Kommt drauf an, wie Betonrausch beim Publikum ankommt. Und da haben wir angesichts der Corona-Krise großes Glück gehabt, dass er auf Netflix läuft. Wir alle hoffen, dass die Kinos bald wieder öffnen, aber bis dahin helfen uns Streamingdienste enorm durch die schwere Zeit. Denn seien wir ehrlich: zusammen mit den Synchronfassungen wird dieser Film vermutlich von mehr Menschen gesehen als die meisten meiner Kinofilme zusammen.

Kein hoffnungsfrohes Argument für den Fortbestand des Mediums Kino…

Das stimmt leider, ja. Ist aber unabhängig von der Corona-Krise geschehen.

Was bedeutet die für Sie beruflich gerade?

Ich musste einen Dreh nach etwa einem Drittel unterbrechen, aber es wird mit Sicherheit weitergehen.

Und privat sitzen Sie zuhause in Berlin und warten auf die Lockerung des Lockdowns?

Zuhause ja, aber in Hamburg. Dort bin ich vor kurzem hingezogen und warte auf bessere Zeiten. Aber ehrlich: Ich als Schauspieler bin das Warten gewohnt. Das ist kein Vergleich zu Menschen, deren ganze Existenz auf dem Spiel steht.

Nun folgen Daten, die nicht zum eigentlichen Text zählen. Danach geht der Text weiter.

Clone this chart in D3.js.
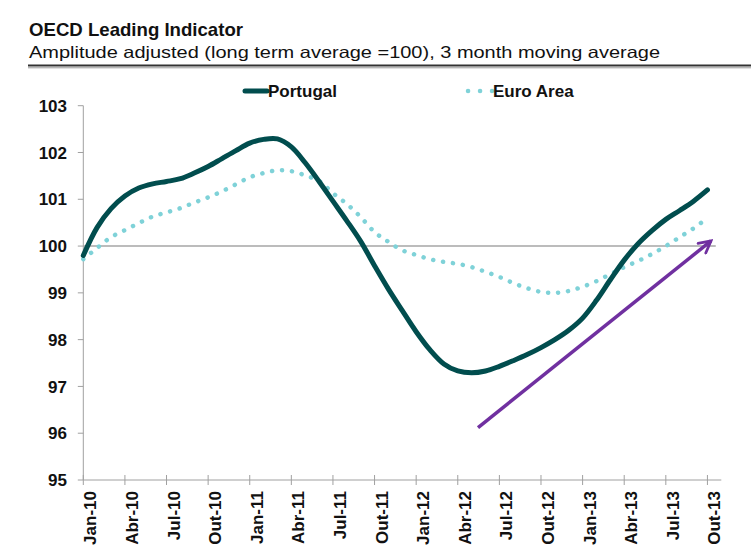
<!DOCTYPE html>
<html>
<head>
<meta charset="utf-8">
<script src="https://cdn.jsdelivr.net/npm/d3@7"></script>
<style>
  body { margin: 0; background: #fff; }
  svg { display: block; font-family: "Liberation Sans", Arial, sans-serif; }
</style>
</head>
<body>
<svg id="chart" width="751" height="555"></svg>
<script>
// Monthly data, Jan-10 .. Oct-13
const months = d3.range(46);
const portugal = [
  99.8, 100.4, 100.8, 101.07, 101.24, 101.33, 101.38, 101.44, 101.56, 101.7, 101.87, 102.04,
  102.2, 102.28, 102.29, 102.12, 101.78, 101.38, 100.96, 100.54, 100.1, 99.58, 99.08, 98.62,
  98.17, 97.78, 97.48, 97.33, 97.29, 97.33, 97.43, 97.55, 97.68, 97.83, 98.0, 98.2,
  98.46, 98.84, 99.28, 99.7, 100.05, 100.33, 100.57, 100.76, 100.96, 101.2
];
const euroArea = [
  99.72, 99.96, 100.19, 100.34, 100.49, 100.63, 100.72, 100.81, 100.93, 101.04, 101.17, 101.32,
  101.47, 101.56, 101.62, 101.6, 101.51, 101.39, 101.13, 100.9, 100.62, 100.3, 100.09, 99.91,
  99.81, 99.72, 99.66, 99.62, 99.55, 99.45, 99.34, 99.21, 99.1, 99.02, 99.0, 99.04,
  99.13, 99.25, 99.4, 99.55, 99.68, 99.83, 100.0, 100.19, 100.38, 100.6
];
const tickMonths = d3.range(0, 46, 3);
const tickLabels = ["Jan-10", "Abr-10", "Jul-10", "Out-10", "Jan-11", "Abr-11", "Jul-11", "Out-11",
  "Jan-12", "Abr-12", "Jul-12", "Out-12", "Jan-13", "Abr-13", "Jul-13", "Out-13"];
const yTicks = [95, 96, 97, 98, 99, 100, 101, 102, 103];
// trend arrow annotation: [month, value] start and end
const trendArrow = [[28.46, 96.12], [45.26, 100.11]];

const svg = d3.select("#chart");
const axisColour = "#a0a0a0";

const x = d3.scaleLinear().domain([0, 46]).range([83.3, 721.3]);
const y = d3.scaleLinear().domain([95, 103]).range([480, 105.7]);

// Title block
svg.append("text")
    .attr("x", 29).attr("y", 36)
    .attr("font-size", "18.5px").attr("font-weight", "bold").attr("fill", "#111")
    .attr("textLength", 214).attr("lengthAdjust", "spacingAndGlyphs")
    .text("OECD Leading Indicator");
svg.append("text")
    .attr("x", 29).attr("y", 58)
    .attr("font-size", "16.5px").attr("fill", "#111")
    .attr("textLength", 631).attr("lengthAdjust", "spacingAndGlyphs")
    .text("Amplitude adjusted (long term average =100), 3 month moving average");
svg.append("line")
    .attr("x1", 28).attr("x2", 751).attr("y1", 65.5).attr("y2", 65.5)
    .attr("stroke", "#333").attr("stroke-width", 2);
svg.append("line")
    .attr("x1", 28).attr("x2", 751).attr("y1", 67.8).attr("y2", 67.8)
    .attr("stroke", "#999").attr("stroke-width", 1);

// Y axis
const yAxis = svg.append("g");
yAxis.append("line")
    .attr("x1", x(0)).attr("x2", x(0)).attr("y1", y(103)).attr("y2", y(95))
    .attr("stroke", axisColour);
yAxis.selectAll(".ytick").data(yTicks).enter().append("line")
    .attr("x1", x(0) - 5.5).attr("x2", x(0))
    .attr("y1", d => y(d)).attr("y2", d => y(d))
    .attr("stroke", axisColour);
yAxis.selectAll(".ylab").data(yTicks).enter().append("text")
    .attr("x", 67).attr("y", d => y(d)).attr("dy", "0.36em")
    .attr("text-anchor", "end").attr("font-size", "17px").attr("font-weight", "bold").attr("fill", "#111")
    .text(d => d);

// 100 reference line
svg.append("line")
    .attr("x1", x(0)).attr("x2", x(45.6)).attr("y1", y(100)).attr("y2", y(100))
    .attr("stroke", "#a6a6a6").attr("stroke-width", 1.5);

// X axis
const xAxis = svg.append("g");
xAxis.append("line")
    .attr("x1", x(0)).attr("x2", x(46)).attr("y1", y(95)).attr("y2", y(95))
    .attr("stroke", axisColour);
xAxis.selectAll(".xtick").data(tickMonths).enter().append("line")
    .attr("x1", d => x(d)).attr("x2", d => x(d))
    .attr("y1", y(95) - 5).attr("y2", y(95) + 5)
    .attr("stroke", axisColour);
xAxis.selectAll(".xlab").data(tickMonths).enter().append("text")
    .attr("transform", d => `translate(${x(d) + 13},491) rotate(-90)`)
    .attr("text-anchor", "end").attr("font-size", "17px").attr("font-weight", "bold").attr("fill", "#111")
    .text((d, i) => tickLabels[i]);

// Series
const line = d3.line()
    .x((d, i) => x(months[i]))
    .y(d => y(d))
    .curve(d3.curveCatmullRom.alpha(0.5));

svg.append("path")
    .datum(euroArea)
    .attr("d", line)
    .attr("fill", "none")
    .attr("stroke", "#7fd2d8")
    .attr("stroke-width", 4.5)
    .attr("stroke-linecap", "round")
    .attr("stroke-dasharray", "0.1 9.9");

svg.append("path")
    .datum(portugal)
    .attr("d", line)
    .attr("fill", "none")
    .attr("stroke", "#014d4e")
    .attr("stroke-width", 5)
    .attr("stroke-linecap", "round")
    .attr("stroke-linejoin", "round");

// Trend arrow
svg.append("defs").append("marker")
    .attr("id", "arrowHead")
    .attr("viewBox", "0 0 10 10")
    .attr("refX", 8.6).attr("refY", 5)
    .attr("markerWidth", 4.4).attr("markerHeight", 4.4)
    .attr("markerUnits", "strokeWidth")
    .attr("orient", "auto")
    .append("path")
    .attr("d", "M1,1 L8.6,5 L1,9")
    .attr("fill", "none")
    .attr("stroke", "#7030a0")
    .attr("stroke-width", 1.8)
    .attr("stroke-linecap", "round")
    .attr("stroke-linejoin", "miter");

svg.append("line")
    .attr("x1", x(trendArrow[0][0])).attr("y1", y(trendArrow[0][1]))
    .attr("x2", x(trendArrow[1][0])).attr("y2", y(trendArrow[1][1]))
    .attr("stroke", "#7030a0")
    .attr("stroke-width", 3.5)
    .attr("marker-end", "url(#arrowHead)");

// Legend
const legend = svg.append("g");
legend.append("line")
    .attr("x1", 245).attr("x2", 267).attr("y1", 91).attr("y2", 91)
    .attr("stroke", "#014d4e").attr("stroke-width", 5).attr("stroke-linecap", "round");
legend.append("text")
    .attr("x", 268).attr("y", 97)
    .attr("font-size", "17px").attr("font-weight", "bold").attr("fill", "#111")
    .text("Portugal");
legend.append("line")
    .attr("x1", 468).attr("x2", 492).attr("y1", 91).attr("y2", 91)
    .attr("stroke", "#7fd2d8").attr("stroke-width", 4.5).attr("stroke-linecap", "round")
    .attr("stroke-dasharray", "0.1 11.9");
legend.append("text")
    .attr("x", 493).attr("y", 97)
    .attr("font-size", "17px").attr("font-weight", "bold").attr("fill", "#111")
    .text("Euro Area");
</script>
</body>
</html>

Und gerade ein Film wie Betonrausch zeigt, dass die Krise abgesehen von der gesundheitlichen und finanziellen Katastrophe uns auch etwas anderes zeigen kann. Ich glaube, in unserer überhitzten Zeit tut es vielen gut, mal die Stopp-Taste zu drücken und kurz wieder zur Besinnung zu kommen.

Wenn wieder Play gedrückt wird, entstehen vom RTL-Thriller über die Jagd nach dem Antivirus bis zur Arte-Serie über die Krise der Clubkultur sicher Hunderte von Pandemie-Fiktionen. In welcher würden Sie da gern mitmachen?

Spontan würde es mich wahrscheinlich reizen, einen Mann zu spielen, der in der Quarantäne wahnsinnig wird. Davon gibt es vermutlich grad viele.